5.1 OS Upgrades

Why OS Upgrades Are Required

In production Kubernetes clusters, nodes must be upgraded regularly for:

OS security patches
Kernel updates
Critical CVE remediation
Base image hardening
Cloud provider maintenance

Success

Regular OS patching is mandatory for production-grade security and compliance.

What Happens When a Node Goes Down?

When a node becomes NotReady or Unreachable:

Kubernetes marks the node unhealthy.
A NoExecute taint is applied automatically.
Pods remain temporarily.
After the pod eviction timeout (~5 minutes default), pods are evicted.
If managed by a ReplicaSet/Deployment, they are recreated on healthy nodes.

Default Failure Flow

Node failure → Wait (~5 min) →
Pods evicted → Controllers recreate pods elsewhere

Warning

Standalone pods (not part of a controller) are permanently lost.

Pod Eviction Timeout

Default: ~5 minutes
Managed by controller manager
Implemented via taints and tolerations

Note

If a node returns before timeout, pods may recover. After timeout, pods are deleted and rescheduled.

Production-Safe OS Upgrade Strategy

Never reboot nodes directly in production.
Use controlled workload migration.

Cordon vs Drain vs Uncordon (Clear Comparison)

1️⃣ Cordon

kubectl cordon <node-name>

Marks node unschedulable
No new pods scheduled
Existing pods continue running

Tip

Use cordon when preparing a node for maintenance.

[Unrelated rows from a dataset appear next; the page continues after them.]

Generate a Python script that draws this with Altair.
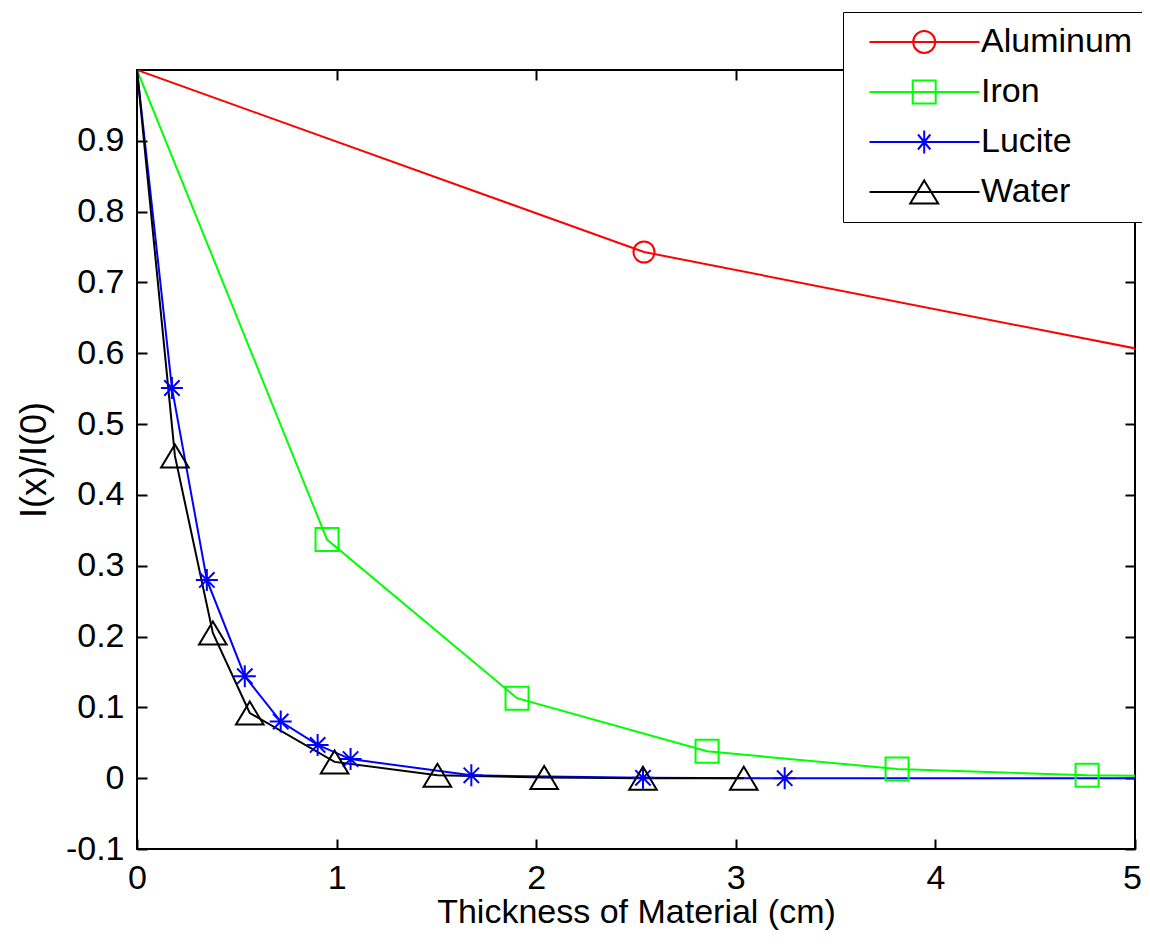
import altair as alt
import pandas as pd

series = ["Aluminum", "Iron", "Lucite", "Water"]
colors = ["#ff0000", "#00ff00", "#0000ff", "#000000"]

al_x = [0, 2.54, 7.62]
al_y = [1.0, 0.743, 0.462]
fe_x = [0, 0.952, 1.904, 2.856, 3.808, 4.76, 5.712]
fe_y = [1.0, 0.337, 0.113, 0.038, 0.013, 0.004, 0.0015]
lu_x = [0, 0.175, 0.35, 0.54, 0.72, 0.905, 1.07, 1.675, 2.535, 3.245, 5.5]
lu_y = [1.0, 0.551, 0.28, 0.144, 0.08, 0.047, 0.027, 0.004, 0.0005, 0.0, 0.0]
wa_x = [0, 0.19, 0.38, 0.565, 0.99, 1.505, 2.04, 2.535, 3.04]
wa_y = [1.0, 0.455, 0.205, 0.092, 0.023, 0.004, 0.001, 0.0, 0.0]

x_ticks = [0, 1, 2, 3, 4, 5]
y_ticks = [-0.1, 0.0, 0.1, 0.2, 0.3, 0.4, 0.5, 0.6, 0.7, 0.8, 0.9]

rows = []
for name, xs, ys in [("Aluminum", al_x, al_y), ("Iron", fe_x, fe_y),
                     ("Lucite", lu_x, lu_y), ("Water", wa_x, wa_y)]:
    for i, (xv, yv) in enumerate(zip(xs, ys)):
        rows.append({"series": name, "x": xv, "y": yv, "i": i})
df = pd.DataFrame(rows)

FONT = "Liberation Sans"
xscale = alt.Scale(domain=[0, 5], nice=False, zero=False)
yscale = alt.Scale(domain=[-0.1, 1.0], nice=False, zero=False)
cscale = alt.Scale(domain=series, range=colors)

# chart markers
marker_shapes = {
    "Aluminum": ("circle", 441),
    "Iron": ("square", 529),
    "Lucite": ("M0,-1V1M-1,0H1M-0.7,-0.7L0.7,0.7M-0.7,0.7L0.7,-0.7", 484),
    "Water": ("M0,-1L1.2,1H-1.2Z", 529),
}

# legend symbols (line + marker), 10 px per unit at symbolSize 400
legend_paths = [
    "M-0.35,0H10.65M4.02,0A1.1,1.1 0 1,1 6.22,0A1.1,1.1 0 1,1 4.02,0",
    "M-0.35,0H10.65M3.97,-1.15H6.27V1.15H3.97Z",
    "M-0.35,0H10.65M5.12,-1.15V1.15M4.42,0H5.82M4.5,-0.75L5.74,0.75M4.5,0.75L5.74,-0.75",
    "M-0.35,0H10.65M5.12,-1.15L6.52,1.15H3.72Z",
]

leg = dict(orient="none", legendX=706, legendY=-58, title=None,
           strokeColor="black", fillColor="white", padding=13,
           labelFont=FONT, labelFontSize=34, labelColor="black",
           labelOffset=91, rowPadding=16, symbolSize=400, symbolStrokeWidth=2,
           symbolOpacity=1, symbolFillColor="transparent")

color_enc = alt.Color("series:N", scale=cscale, legend=alt.Legend(**leg))

base = alt.Chart(df)

lines = base.mark_line(strokeWidth=2, clip=True).encode(
    x=alt.X("x:Q", scale=xscale, title="Thickness of Material (cm)",
            axis=alt.Axis(values=x_ticks, tickSize=alt.ExprRef(expr="-10"),
                          labelPadding=22, titlePadding=0, format="d",
                          labelFlush=False, titleFontSize=34,
                          labelOffset={"condition": {"test": "datum.value === 5", "value": -3},
                                       "value": 0})),
    y=alt.Y("y:Q", scale=yscale, title="I(x)/I(0)",
            axis=alt.Axis(values=y_ticks, tickSize=alt.ExprRef(expr="-10"),
                          labelPadding=23, titlePadding=12, titleFontSize=36,
                          labelExpr="'' + round(datum.value * 10) / 10")),
    color=color_enc,
    order="i:Q",
)

point_layers = []
for s in series:
    shp, sz = marker_shapes[s]
    point_layers.append(
        base.transform_filter((alt.datum.series == s) & (alt.datum.x > 0))
        .mark_point(shape=shp, size=sz, filled=False, strokeWidth=2, opacity=1, clip=True)
        .encode(
            x=alt.X("x:Q", scale=xscale, axis=None),
            y=alt.Y("y:Q", scale=yscale, axis=None),
            color=color_enc,
        )
    )

legend_layer = base.transform_filter("false").mark_point(
    filled=False, strokeWidth=2, opacity=1
).encode(
    x=alt.X("x:Q", scale=xscale,
            axis=alt.Axis(orient="top", values=x_ticks, labels=False, title=None,
                          tickSize=alt.ExprRef(expr="-10"))),
    y=alt.Y("y:Q", scale=yscale,
            axis=alt.Axis(orient="right", values=y_ticks, labels=False, title=None,
                          tickSize=alt.ExprRef(expr="-10"))),
    color=color_enc,
    shape=alt.Shape("series:N", scale=alt.Scale(domain=series, range=legend_paths),
                    legend=alt.Legend(**leg)),
)

chart = alt.layer(lines, *point_layers, legend_layer).resolve_axis(
    x="independent", y="independent"
).properties(
    width=998, height=779,
    autosize=alt.AutoSizeParams(type="none"),
    padding={"left": 129, "top": 62, "right": 7, "bottom": 82},
).configure_view(
    stroke="black", strokeWidth=2
).configure_axis(
    labelFont=FONT, titleFont=FONT, labelFontSize=34, titleFontSize=34,
    labelColor="black", titleColor="black", tickColor="black", tickWidth=2,
    titleFontWeight="normal", grid=False, domain=False,
)

chart.save("out.html", embed_options={"renderer": "svg", "actions": False})
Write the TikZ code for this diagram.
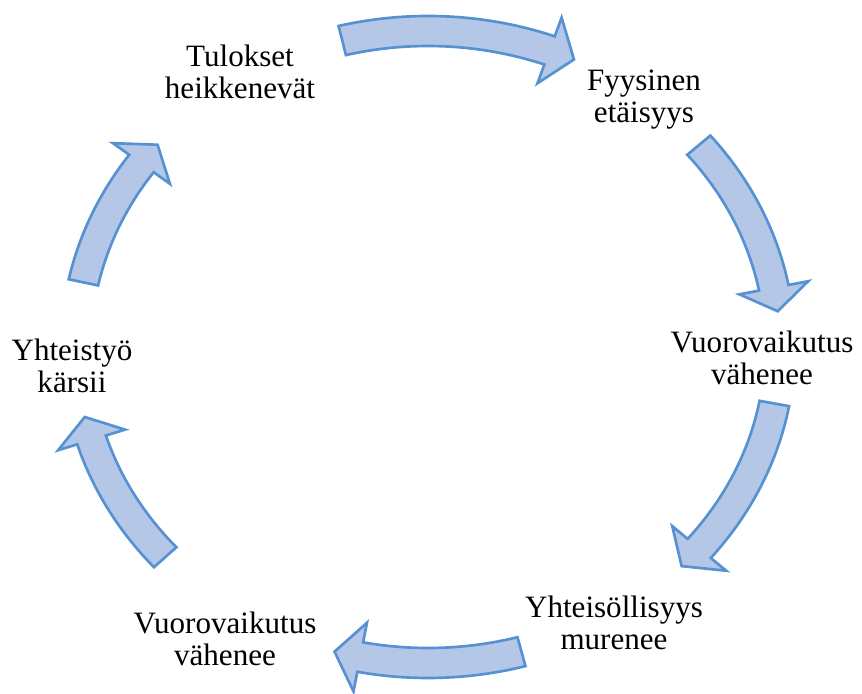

2️⃣ Drain (Safe Production Method)

kubectl drain <node-name> --ignore-daemonsets --delete-emptydir-data

What drain does:

Marks node unschedulable
Gracefully evicts running pods
Controllers recreate pods on other nodes

This matches the visual flow:

Workloads move off the node
Traffic continues via replicas
Node becomes empty and safe to reboot

Success

Drain is the recommended method for OS upgrades.

Warning

Drain may fail if: - PodDisruptionBudgets block eviction - Standalone pods exist - Cluster lacks spare capacity

3️⃣ Perform the OS Upgrade

After draining:

Apply OS patches
Reboot the node
Ensure kubelet reconnects
Verify node shows Ready

4️⃣ Uncordon

kubectl uncordon <node-name>

Node becomes schedulable again
New pods can be placed
Existing pods do NOT automatically move back

Recommended Zero-Downtime Upgrade Workflow

Abstract

Ensure replicas > 1
Confirm cluster capacity
Cordon node
Drain node
Upgrade OS & reboot
Verify node Ready
Uncordon node

Repeat node-by-node (never all at once).

Production Best Practices

DO This

Always run workloads with replicas > 1
Use Deployments/ReplicaSets
Configure PodDisruptionBudgets
Maintain N+1 capacity
Upgrade one node at a time
Monitor eviction events
Validate node health before uncordon
Test upgrades in staging first
Automate with maintenance pipelines

Production Do & Don't

✅ DO

Tip

Drain before upgrading
Monitor cluster utilization
Keep workloads stateless when possible
Use readiness & liveness probes
Maintain spare capacity

❌ DON'T

Danger

Don’t reboot nodes without draining
Don’t upgrade all nodes simultaneously
Don’t run single-replica production apps
Don’t ignore PodDisruptionBudgets
Don’t assume node recovery under 5 minutes

Special Considerations

Stateful Workloads

Warning

Ensure persistent volumes are externalized
Validate replication health before draining
Coordinate with application teams

Cluster Autoscaler Interaction

If cluster is near full capacity:

Drain may fail due to insufficient scheduling space.
Always ensure spare capacity before maintenance.

Tip

Maintain buffer capacity in production clusters.

Quick Reference Table

Command	New Pods Allowed	Existing Pods Removed	Use Case
Cordon	No	No	Prep maintenance
Drain	No	Yes	Safe OS upgrade
Uncordon	Yes	No	Resume scheduling

Interview / Exam Memory

Question

Node down → ~5 minute eviction
Drain = safe node maintenance
Cordon = stop scheduling only
Uncordon = resume scheduling
ReplicaSets recreate pods

Final Production Takeaway

Quote

Safe OS upgrades in Kubernetes require:

Cordon → Drain → Upgrade → Verify → Uncordon

Design your workloads assuming nodes will fail.